From ChildrenWithDiabetes.com (https://archive.childrenwithdiabetes.com/d_08_b70.htm) :
Discovered in the 1960s, Isomalt is a mixture of two disaccharide alcohols: gluco mannitol and gluco sorbitol. Isomalt:
- is made from sugar
- is used in a variety of foods and pharmaceuticals
- provides the taste and texture of sugar
- is synergistic with other sweeteners
- provides, at most, 2 calories per grain
- does not promote dental cares
- does not increase blood glucose or insulin levels
Isomalt is a low digestible carbohydrate, which is only partially digested in the intestines. In the lower part of the intestinal tract, some of the non-absorbed portion is metabolized by colonic bacteria. These normal physiologic processes, which may, in some people, cause softer stools or more intestinal gas than usual, are similar to how the body responds to high-fiber foods. The few people who might be sensitive usually have no problem if they start with small portions and gradually increase their consumption of low digestible carbohydrates.
Extensive research has been conducted on the effect of Isomalt on blood glucose and insulin levels. This research shows that, after digestion of Isomalt, blood glucose and insulin values do not differ significantly from baseline levels in people who have either Type 1 or Type 2 diabetes.
From a Medical Study "Comparative study of isomalt and sucrose by means of continuous indirect calorimetry. Metabolism." by Thiébaud D, Jacot E, Schmitz H, Spengler M, Felber JP. (https://pubmed.ncbi.nlm.nih.gov/6381959/)
Unlike sucrose, whose ingestion was followed by significant changes in plasma glucose, insulin, and lactic acid during the first 60 minutes of the test, no significant changes in these parameters were observed following the administration of isomalt. The increase in CHO oxidation occurring between 30 and 150 minutes was significantly lower (P less than 0.01) following isomalt than after sucrose. Conversely, the decrease in lipid oxidation was significantly less (P less than 0.01) after isomalt in comparison to sucrose. It is concluded that the rise in CHO oxidation and in plasma glucose and insulin levels is markedly reduced when sucrose is replaced by an equal weight of isomalt. In contrast to other sugar substitutes, no increase in plasma lactic acid was observed after isomalt administration.
From a Clinical Trial "Improved metabolic control after 12-week dietary intervention with low glycaemic isomalt in patients with type 2 diabetes mellitus" by I Holub 1, A Gostner, S Hessdörfer, S Theis, G Bender, B Willinger, J Schauber, R Melcher, B Allolio, W Scheppach (https://pubmed.ncbi.nlm.nih.gov/19701877/)
Thirty-three patients with type 2 diabetes received a diet with foods containing 30 g/d isomalt instead of higher-glycaemic carbohydrates for 12 weeks.
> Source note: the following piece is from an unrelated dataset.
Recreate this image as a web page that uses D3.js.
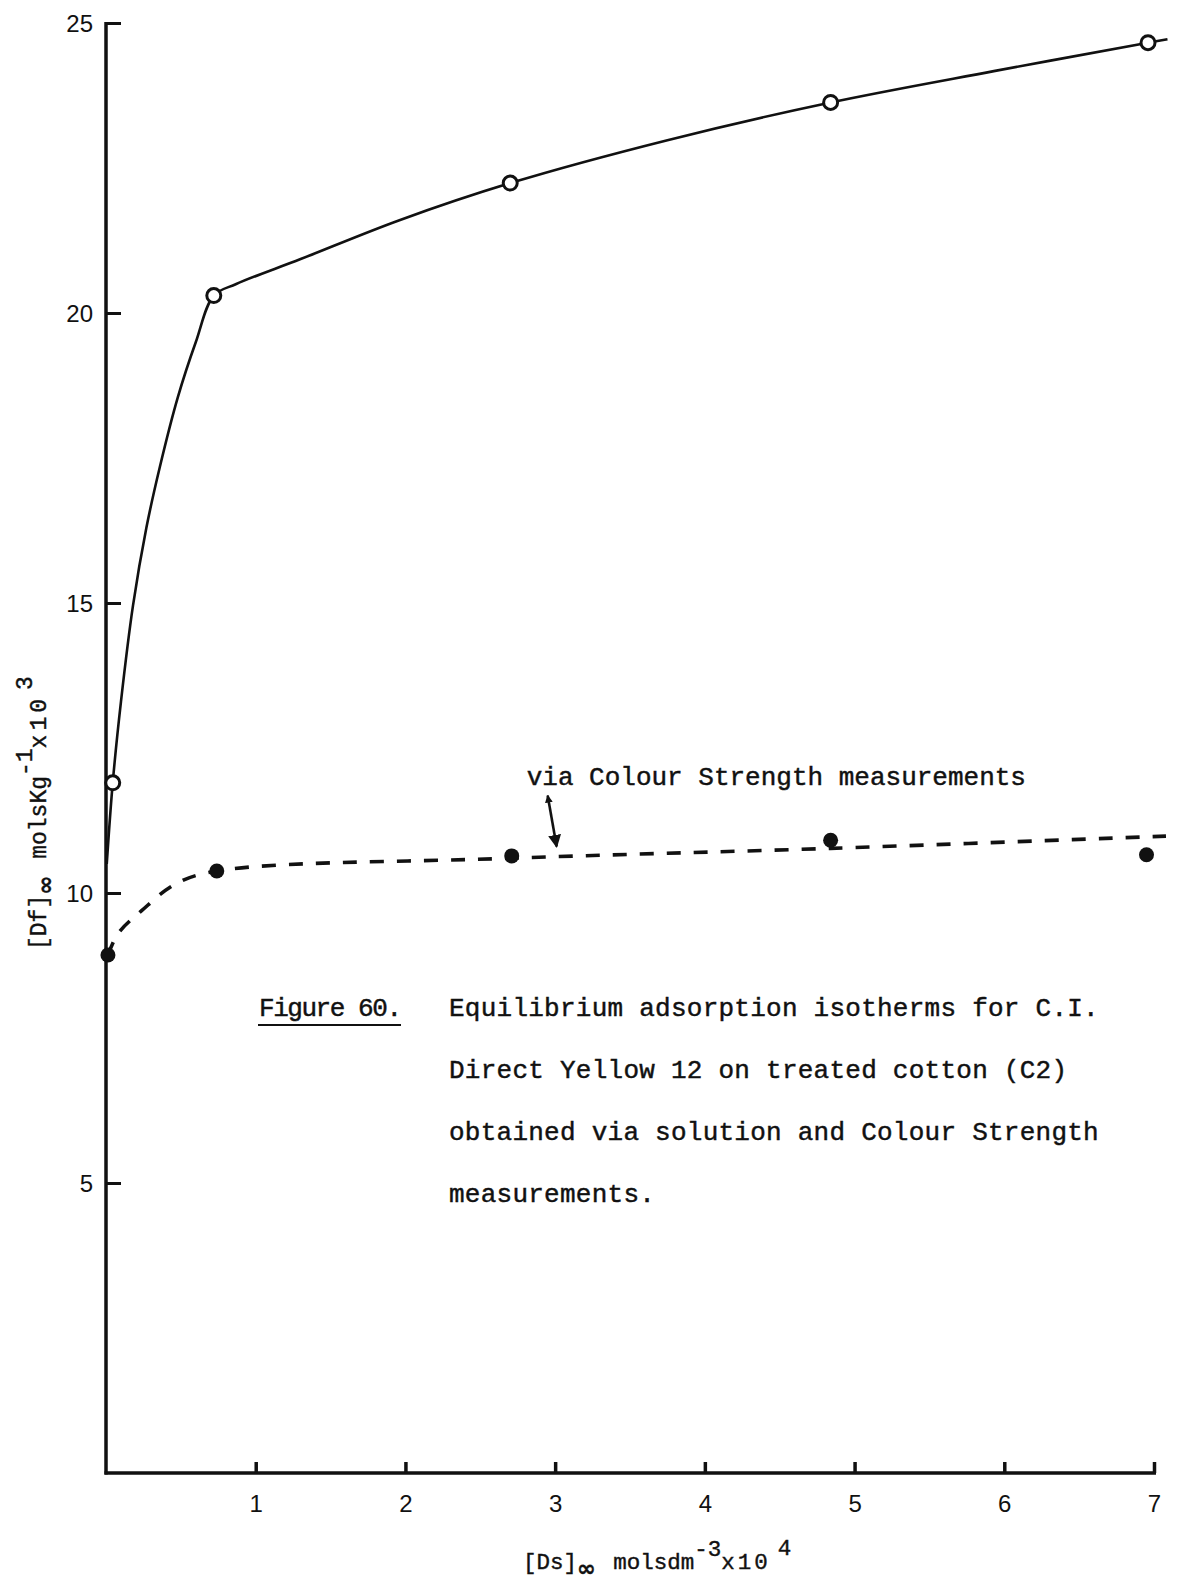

After 12 weeks, significant reductions were observed for: glycosylated haemoglobin, fructosamine, fasting blood glucose, insulin, proinsulin, C-peptide, insulin resistance (HOMA-IR), and oxidised LDL (an atherosclerosis risk factor). In addition, significant lower nonesterified fatty acid concentrations were found in female participants. Routine blood measurements and blood lipids remained unchanged. The substitution of glycaemic ingredients by isomalt and the consequent on reduction of the glycaemic load within otherwise unchanged diet was accompanied by significant improvement in the metabolic control of diabetes.